**Data shown:**
····················
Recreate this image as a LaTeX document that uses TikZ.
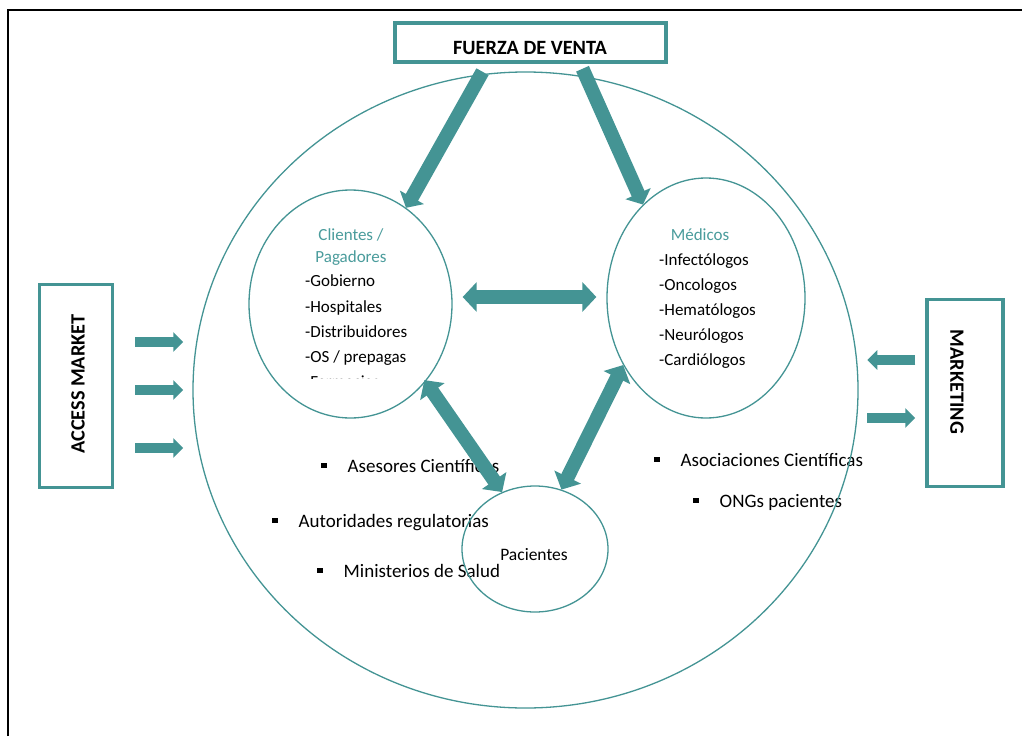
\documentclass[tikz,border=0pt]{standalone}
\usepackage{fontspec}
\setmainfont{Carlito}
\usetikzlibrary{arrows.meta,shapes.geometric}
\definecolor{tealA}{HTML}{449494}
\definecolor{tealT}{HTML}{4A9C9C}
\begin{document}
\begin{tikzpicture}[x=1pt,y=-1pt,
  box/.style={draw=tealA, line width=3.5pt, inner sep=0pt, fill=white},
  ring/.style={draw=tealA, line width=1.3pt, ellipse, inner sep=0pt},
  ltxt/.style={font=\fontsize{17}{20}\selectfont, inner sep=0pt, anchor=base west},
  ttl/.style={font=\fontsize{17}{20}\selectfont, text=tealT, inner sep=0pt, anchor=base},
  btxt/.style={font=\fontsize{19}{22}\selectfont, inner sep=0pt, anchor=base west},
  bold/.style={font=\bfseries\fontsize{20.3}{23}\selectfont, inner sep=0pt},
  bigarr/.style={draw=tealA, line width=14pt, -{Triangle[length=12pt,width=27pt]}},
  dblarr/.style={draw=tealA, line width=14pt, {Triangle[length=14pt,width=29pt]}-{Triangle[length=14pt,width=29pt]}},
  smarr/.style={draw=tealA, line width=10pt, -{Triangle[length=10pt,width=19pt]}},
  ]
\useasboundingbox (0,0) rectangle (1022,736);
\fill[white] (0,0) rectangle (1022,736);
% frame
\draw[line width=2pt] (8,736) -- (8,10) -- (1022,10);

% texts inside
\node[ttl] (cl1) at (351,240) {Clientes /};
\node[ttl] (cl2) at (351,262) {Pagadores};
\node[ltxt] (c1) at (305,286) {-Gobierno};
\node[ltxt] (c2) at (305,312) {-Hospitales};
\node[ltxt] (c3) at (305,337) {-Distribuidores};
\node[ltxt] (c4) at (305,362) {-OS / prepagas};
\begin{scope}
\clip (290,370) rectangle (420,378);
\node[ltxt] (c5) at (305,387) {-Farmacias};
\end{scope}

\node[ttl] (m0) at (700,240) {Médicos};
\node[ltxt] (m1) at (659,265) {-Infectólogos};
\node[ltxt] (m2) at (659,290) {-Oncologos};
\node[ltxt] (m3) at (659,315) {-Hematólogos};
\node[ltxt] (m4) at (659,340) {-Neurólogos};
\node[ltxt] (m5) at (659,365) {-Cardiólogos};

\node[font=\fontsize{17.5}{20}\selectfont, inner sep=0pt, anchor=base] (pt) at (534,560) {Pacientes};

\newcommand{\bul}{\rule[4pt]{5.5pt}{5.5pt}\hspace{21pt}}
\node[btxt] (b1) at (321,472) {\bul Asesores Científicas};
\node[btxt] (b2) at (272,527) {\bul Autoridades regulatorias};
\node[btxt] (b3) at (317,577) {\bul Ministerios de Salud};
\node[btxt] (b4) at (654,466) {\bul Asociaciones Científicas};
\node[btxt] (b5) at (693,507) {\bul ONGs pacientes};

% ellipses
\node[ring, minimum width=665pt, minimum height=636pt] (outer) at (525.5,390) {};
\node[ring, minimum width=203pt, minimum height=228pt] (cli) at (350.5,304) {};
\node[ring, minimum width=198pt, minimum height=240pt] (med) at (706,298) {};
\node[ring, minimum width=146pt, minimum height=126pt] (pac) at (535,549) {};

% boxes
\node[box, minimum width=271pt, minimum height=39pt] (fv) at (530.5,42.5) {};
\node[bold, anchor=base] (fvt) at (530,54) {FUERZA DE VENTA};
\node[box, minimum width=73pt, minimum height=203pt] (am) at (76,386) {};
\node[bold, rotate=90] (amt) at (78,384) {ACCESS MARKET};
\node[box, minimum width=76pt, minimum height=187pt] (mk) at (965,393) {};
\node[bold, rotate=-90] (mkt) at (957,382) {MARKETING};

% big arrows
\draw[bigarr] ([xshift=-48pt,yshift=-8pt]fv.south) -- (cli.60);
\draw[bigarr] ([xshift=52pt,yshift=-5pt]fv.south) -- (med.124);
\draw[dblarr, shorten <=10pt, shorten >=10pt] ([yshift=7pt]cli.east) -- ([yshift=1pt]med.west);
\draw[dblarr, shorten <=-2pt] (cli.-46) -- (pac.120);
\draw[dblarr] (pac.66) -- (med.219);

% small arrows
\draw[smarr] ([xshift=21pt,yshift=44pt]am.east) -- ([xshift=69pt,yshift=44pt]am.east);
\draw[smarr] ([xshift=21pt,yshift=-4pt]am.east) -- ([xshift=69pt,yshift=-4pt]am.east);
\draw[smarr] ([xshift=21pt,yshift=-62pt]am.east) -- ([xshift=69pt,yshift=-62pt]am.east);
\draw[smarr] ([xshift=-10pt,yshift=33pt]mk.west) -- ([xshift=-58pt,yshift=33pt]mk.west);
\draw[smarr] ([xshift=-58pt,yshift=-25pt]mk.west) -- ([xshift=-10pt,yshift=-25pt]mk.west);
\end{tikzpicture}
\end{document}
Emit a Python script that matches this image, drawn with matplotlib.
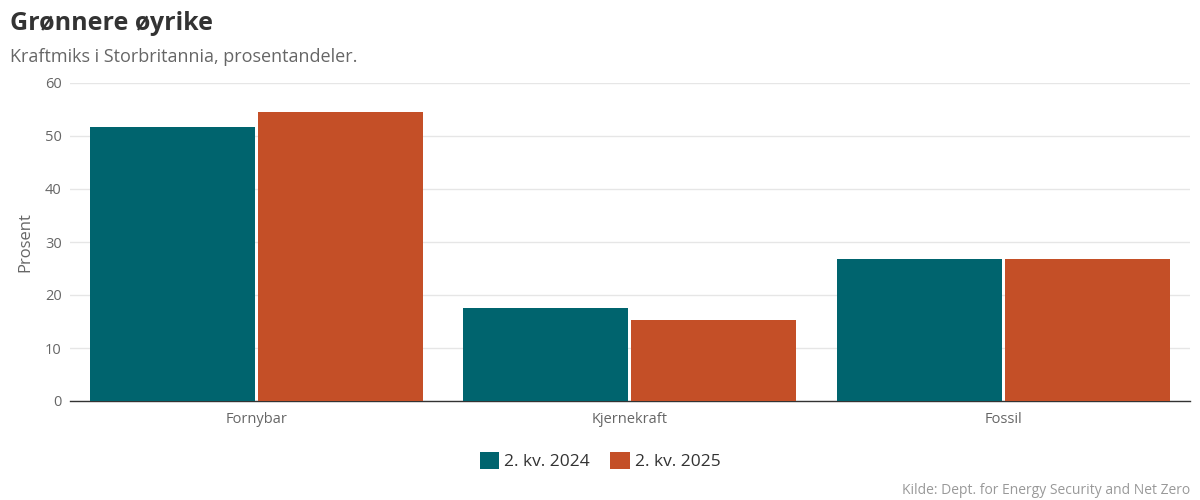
····················
**Short exercise:** Can the entries above be repeated exactly, without their pictures?

**The completed task:**
Recreate this image as a LaTeX document that uses TikZ.
\documentclass[tikz,border=0pt]{standalone}
\usepackage{fontspec}
\setmainfont{Carlito}
\usetikzlibrary{arrows.meta,shapes.geometric}
\definecolor{tealA}{HTML}{449494}
\definecolor{tealT}{HTML}{4A9C9C}
\begin{document}
\begin{tikzpicture}[x=1pt,y=-1pt,
  box/.style={draw=tealA, line width=3.5pt, inner sep=0pt, fill=white},
  ring/.style={draw=tealA, line width=1.3pt, ellipse, inner sep=0pt},
  ltxt/.style={font=\fontsize{17}{20}\selectfont, inner sep=0pt, anchor=base west},
  ttl/.style={font=\fontsize{17}{20}\selectfont, text=tealT, inner sep=0pt, anchor=base},
  btxt/.style={font=\fontsize{19}{22}\selectfont, inner sep=0pt, anchor=base west},
  bold/.style={font=\bfseries\fontsize{20.3}{23}\selectfont, inner sep=0pt},
  bigarr/.style={draw=tealA, line width=14pt, -{Triangle[length=12pt,width=27pt]}},
  dblarr/.style={draw=tealA, line width=14pt, {Triangle[length=14pt,width=29pt]}-{Triangle[length=14pt,width=29pt]}},
  smarr/.style={draw=tealA, line width=10pt, -{Triangle[length=10pt,width=19pt]}},
  ]
\useasboundingbox (0,0) rectangle (1022,736);
\fill[white] (0,0) rectangle (1022,736);
% frame
\draw[line width=2pt] (8,736) -- (8,10) -- (1022,10);

% texts inside
\node[ttl] (cl1) at (351,240) {Clientes /};
\node[ttl] (cl2) at (351,262) {Pagadores};
\node[ltxt] (c1) at (305,286) {-Gobierno};
\node[ltxt] (c2) at (305,312) {-Hospitales};
\node[ltxt] (c3) at (305,337) {-Distribuidores};
\node[ltxt] (c4) at (305,362) {-OS / prepagas};
\begin{scope}
\clip (290,370) rectangle (420,378);
\node[ltxt] (c5) at (305,387) {-Farmacias};
\end{scope}

\node[ttl] (m0) at (700,240) {Médicos};
\node[ltxt] (m1) at (659,265) {-Infectólogos};
\node[ltxt] (m2) at (659,290) {-Oncologos};
\node[ltxt] (m3) at (659,315) {-Hematólogos};
\node[ltxt] (m4) at (659,340) {-Neurólogos};
\node[ltxt] (m5) at (659,365) {-Cardiólogos};

\node[font=\fontsize{17.5}{20}\selectfont, inner sep=0pt, anchor=base] (pt) at (534,560) {Pacientes};

\newcommand{\bul}{\rule[4pt]{5.5pt}{5.5pt}\hspace{21pt}}
\node[btxt] (b1) at (321,472) {\bul Asesores Científicas};
\node[btxt] (b2) at (272,527) {\bul Autoridades regulatorias};
\node[btxt] (b3) at (317,577) {\bul Ministerios de Salud};
\node[btxt] (b4) at (654,466) {\bul Asociaciones Científicas};
\node[btxt] (b5) at (693,507) {\bul ONGs pacientes};

% ellipses
\node[ring, minimum width=665pt, minimum height=636pt] (outer) at (525.5,390) {};
\node[ring, minimum width=203pt, minimum height=228pt] (cli) at (350.5,304) {};
\node[ring, minimum width=198pt, minimum height=240pt] (med) at (706,298) {};
\node[ring, minimum width=146pt, minimum height=126pt] (pac) at (535,549) {};

% boxes
\node[box, minimum width=271pt, minimum height=39pt] (fv) at (530.5,42.5) {};
\node[bold, anchor=base] (fvt) at (530,54) {FUERZA DE VENTA};
\node[box, minimum width=73pt, minimum height=203pt] (am) at (76,386) {};
\node[bold, rotate=90] (amt) at (78,384) {ACCESS MARKET};
\node[box, minimum width=76pt, minimum height=187pt] (mk) at (965,393) {};
\node[bold, rotate=-90] (mkt) at (957,382) {MARKETING};

% big arrows
\draw[bigarr] ([xshift=-48pt,yshift=-8pt]fv.south) -- (cli.60);
\draw[bigarr] ([xshift=52pt,yshift=-5pt]fv.south) -- (med.124);
\draw[dblarr, shorten <=10pt, shorten >=10pt] ([yshift=7pt]cli.east) -- ([yshift=1pt]med.west);
\draw[dblarr, shorten <=-2pt] (cli.-46) -- (pac.120);
\draw[dblarr] (pac.66) -- (med.219);

% small arrows
\draw[smarr] ([xshift=21pt,yshift=44pt]am.east) -- ([xshift=69pt,yshift=44pt]am.east);
\draw[smarr] ([xshift=21pt,yshift=-4pt]am.east) -- ([xshift=69pt,yshift=-4pt]am.east);
\draw[smarr] ([xshift=21pt,yshift=-62pt]am.east) -- ([xshift=69pt,yshift=-62pt]am.east);
\draw[smarr] ([xshift=-10pt,yshift=33pt]mk.west) -- ([xshift=-58pt,yshift=33pt]mk.west);
\draw[smarr] ([xshift=-58pt,yshift=-25pt]mk.west) -- ([xshift=-10pt,yshift=-25pt]mk.west);
\end{tikzpicture}
\end{document}
Emit a Python script that matches this image, drawn with matplotlib.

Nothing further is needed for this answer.